→ **DIRECTION**
Look at the data below and print exactly the lines from its first line through the line with "W, H = 1181, 765"; the pictures stay out of the copy.
═══
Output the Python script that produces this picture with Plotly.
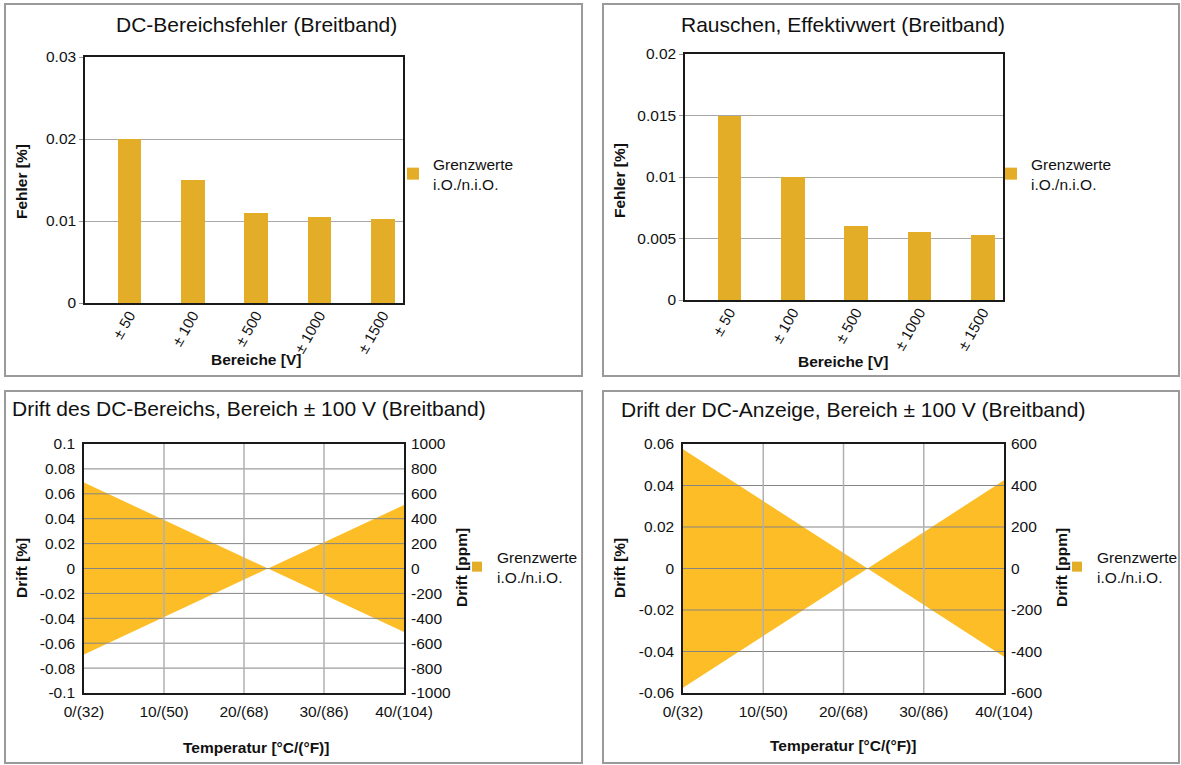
import plotly.graph_objects as go

W, H = 1181, 765

# ---------------- data ----------------
ranges = ["± 50", "± 100", "± 500", "± 1000", "± 1500"]
dc_range_error = [0.02, 0.015, 0.011, 0.0105, 0.0103]
noise_rms = [0.015, 0.01, 0.006, 0.0055, 0.0053]

temperatures = [0, 23, 40]
dc_range_drift = [0.069, 0.0, 0.051]
dc_display_drift = [0.0575, 0.0, 0.0425]

err_ticks = [0, 0.01, 0.02, 0.03]
noise_ticks = [0, 0.005, 0.01, 0.015, 0.02]
temp_ticks = [0, 10, 20, 30, 40]
temp_labels = ["0/(32)", "10/(50)", "20/(68)", "30/(86)", "40/(104)"]
drift1_ticks = [-0.1, -0.08, -0.06, -0.04, -0.02, 0, 0.02, 0.04, 0.06, 0.08, 0.1]
drift1_labels = ["-0.1", "-0.08", "-0.06", "-0.04", "-0.02", "0", "0.02", "0.04", "0.06", "0.08", "0.1"]
drift1_ppm_ticks = [-1000, -800, -600, -400, -200, 0, 200, 400, 600, 800, 1000]
drift1_ppm_labels = ["-1000", "-800", "-600", "-400", "-200", "0", "200", "400", "600", "800", "1000"]
drift2_ticks = [-0.06, -0.04, -0.02, 0, 0.02, 0.04, 0.06]
drift2_labels = ["-0.06", "-0.04", "-0.02", "0", "0.02", "0.04", "0.06"]
drift2_ppm_ticks = [-600, -400, -200, 0, 200, 400, 600]
drift2_ppm_labels = ["-600", "-400", "-200", "0", "200", "400", "600"]

legend_name = "Grenzwerte<br>i.O./n.i.O."

# ---------------- style ----------------
FONT = "Liberation Sans, Arial, sans-serif"
TXT = "#111111"
BAR = "#E3AD28"
FILL = "#FDBD27"
GRID = "#a8a8a8"
HGRID = "#858585"
VGRID = "#b0b0b0"
FRAME = "#1a1a1a"
BORDER = "#9a9a9a"
TS = 15.5


def px(x):
    return x / W


def py(y):
    return 1 - y / H


fig = go.Figure()

# top-left bars
fig.add_trace(go.Bar(x=ranges, y=dc_range_error, width=0.373, marker=dict(color=BAR, line=dict(width=0)),
                     name=legend_name, xaxis="x", yaxis="y", legend="legend"))
# top-right bars
fig.add_trace(go.Bar(x=ranges, y=noise_rms, width=0.373, marker=dict(color=BAR, line=dict(width=0)),
                     name=legend_name, xaxis="x2", yaxis="y2", legend="legend2"))

# bottom-left band
fig.add_trace(go.Scatter(x=temperatures, y=[-v for v in dc_range_drift], mode="lines", line=dict(width=0),
                         showlegend=False, xaxis="x3", yaxis="y3", hoverinfo="skip"))
fig.add_trace(go.Scatter(x=temperatures, y=dc_range_drift, mode="lines", line=dict(width=0), fill="tonexty",
                         fillcolor=FILL, showlegend=False, xaxis="x3", yaxis="y3"))
fig.add_trace(go.Scatter(x=[None], y=[None], mode="markers", marker=dict(symbol="square", size=10, color=BAR),
                         name=legend_name, xaxis="x3", yaxis="y4", legend="legend3"))

# bottom-right band
fig.add_trace(go.Scatter(x=temperatures, y=[-v for v in dc_display_drift], mode="lines", line=dict(width=0),
                         showlegend=False, xaxis="x4", yaxis="y5", hoverinfo="skip"))
fig.add_trace(go.Scatter(x=temperatures, y=dc_display_drift, mode="lines", line=dict(width=0), fill="tonexty",
                         fillcolor=FILL, showlegend=False, xaxis="x4", yaxis="y5"))
fig.add_trace(go.Scatter(x=[None], y=[None], mode="markers", marker=dict(symbol="square", size=10, color=BAR),
                         name=legend_name, xaxis="x4", yaxis="y6", legend="legend4"))

tickfont = dict(family=FONT, size=TS, color=TXT)
cattickfont = dict(family=FONT, size=15, color=TXT)

frame = dict(showline=True, mirror=True, linecolor=FRAME, linewidth=1.5, zeroline=False)

layout = dict(
    width=W, height=H, autosize=False,
    margin=dict(l=0, r=0, t=0, b=0, pad=0, autoexpand=False),
    paper_bgcolor="white", plot_bgcolor="white",
    font=dict(family=FONT, size=TS, color=TXT),
    bargap=0,
    xaxis=dict(domain=[px(85), px(403)], anchor="y", type="category", range=[-0.7, 4.32],
               tickangle=-60, ticks="", showgrid=False, tickfont=cattickfont, ticklabelstandoff=-4, **frame),
    yaxis=dict(domain=[py(303), py(57)], anchor="x", range=[0, 0.03], tickvals=err_ticks,
               showgrid=True, gridcolor=GRID, gridwidth=1, ticks="outside", ticklen=4, tickcolor="#999999",
               tickfont=tickfont, **frame),
    xaxis2=dict(domain=[px(685), px(1003)], anchor="y2", type="category", range=[-0.7, 4.32],
                tickangle=-60, ticks="", showgrid=False, tickfont=cattickfont, ticklabelstandoff=-4, **frame),
    yaxis2=dict(domain=[py(300), py(54)], anchor="x2", range=[0, 0.02], tickvals=noise_ticks,
                showgrid=True, gridcolor=GRID, gridwidth=1, ticks="outside", ticklen=4, tickcolor="#999999",
                tickfont=tickfont, **frame),
    xaxis3=dict(domain=[px(84), px(404)], anchor="y3", range=[0, 40], tickvals=temp_ticks, ticktext=temp_labels,
                ticks="", showgrid=False, tickfont=tickfont, ticklabelstandoff=4, **frame),
    yaxis3=dict(domain=[py(693), py(444)], anchor="x3", range=[-0.1, 0.1], tickvals=drift1_ticks,
                ticktext=drift1_labels, ticks="", showgrid=False, tickfont=tickfont, ticklabelstandoff=4, **frame),
    yaxis4=dict(overlaying="y3", anchor="x3", side="right", range=[-1000, 1000], tickvals=drift1_ppm_ticks,
                ticktext=drift1_ppm_labels, ticks="", showgrid=False, zeroline=False, showline=False,
                tickfont=tickfont, ticklabelstandoff=6),
    xaxis4=dict(domain=[px(683), px(1004)], anchor="y5", range=[0, 40], tickvals=temp_ticks, ticktext=temp_labels,
                ticks="", showgrid=False, tickfont=tickfont, ticklabelstandoff=4, **frame),
    yaxis5=dict(domain=[py(693), py(444)], anchor="x4", range=[-0.06, 0.06], tickvals=drift2_ticks,
                ticktext=drift2_labels, ticks="", showgrid=False, tickfont=tickfont, ticklabelstandoff=4, **frame),
    yaxis6=dict(overlaying="y5", anchor="x4", side="right", range=[-600, 600], tickvals=drift2_ppm_ticks,
                ticktext=drift2_ppm_labels, ticks="", showgrid=False, zeroline=False, showline=False,
                tickfont=tickfont, ticklabelstandoff=6),
)


def legend_at(sx, sy):
    return dict(x=px(sx - 24), y=py(sy), xanchor="left", yanchor="middle", bgcolor="rgba(0,0,0,0)",
                borderwidth=0, font=dict(family=FONT, size=TS, color=TXT), itemwidth=30)


layout["legend"] = legend_at(417, 174)
layout["legend2"] = legend_at(1015, 174)
layout["legend3"] = legend_at(481, 567)
layout["legend4"] = legend_at(1081, 567)

fig.update_layout(**layout)

shapes = []
# panel borders
for x0, y0, x1, y1 in [(5, 4, 582, 376), (603, 4, 1179, 376), (5, 391, 582, 763), (603, 391, 1179, 763)]:
    shapes.append(dict(type="rect", xref="paper", yref="paper", x0=px(x0), x1=px(x1), y0=py(y1), y1=py(y0),
                       line=dict(color=BORDER, width=2), fillcolor="rgba(0,0,0,0)", layer="below"))
# gridlines on top of the bands
for xa, ya, ticks in [("x3", "y3", drift1_ticks), ("x4", "y5", drift2_ticks)]:
    for t in ticks[1:-1]:
        shapes.append(dict(type="line", xref=xa + " domain", yref=ya, x0=0, x1=1, y0=t, y1=t,
                           line=dict(color=HGRID, width=1), layer="above"))
    for t in temp_ticks[1:-1]:
        shapes.append(dict(type="line", xref=xa, yref=ya + " domain", x0=t, x1=t, y0=0, y1=1,
                           line=dict(color=VGRID, width=1.5), layer="above"))
fig.update_layout(shapes=shapes)

ann = []


def text(x, y, s, size=TS, bold=False, angle=0, xanchor="center"):
    ann.append(dict(x=px(x), y=py(y), xref="paper", yref="paper", text=("<b>%s</b>" % s) if bold else s,
                    showarrow=False, textangle=angle, xanchor=xanchor, yanchor="middle",
                    font=dict(family=FONT, size=size, color=TXT)))


# titles
text(256, 25, "DC-Bereichsfehler (Breitband)", size=21)
text(843, 25, "Rauschen, Effektivwert (Breitband)", size=21)
text(10, 408, "Drift des DC-Bereichs, Bereich ± 100 V (Breitband)", size=21, xanchor="left")
text(619, 409, "Drift der DC-Anzeige, Bereich ± 100 V (Breitband)", size=21, xanchor="left")
# axis titles
text(256, 359, "Bereiche [V]", bold=True)
text(21, 182, "Fehler [%]", bold=True, angle=-90)
text(843, 361, "Bereiche [V]", bold=True)
text(619, 181, "Fehler [%]", bold=True, angle=-90)
text(256, 747, "Temperatur [°C/(°F)]", bold=True)
text(21, 568, "Drift [%]", bold=True, angle=-90)
text(461, 568, "Drift [ppm]", bold=True, angle=-90)
text(843, 745, "Temperatur [°C/(°F)]", bold=True)
text(619, 568, "Drift [%]", bold=True, angle=-90)
text(1061, 568, "Drift [ppm]", bold=True, angle=-90)
fig.update_layout(annotations=ann)

fig.write_html("out.html", config={"displayModeBar": False},
               post_script="document.body.style.margin='0px';document.body.style.overflow='hidden';")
═══
→ **TASK RESPONSE**
Output the Python script that produces this picture with Plotly.
import plotly.graph_objects as go

W, H = 1181, 765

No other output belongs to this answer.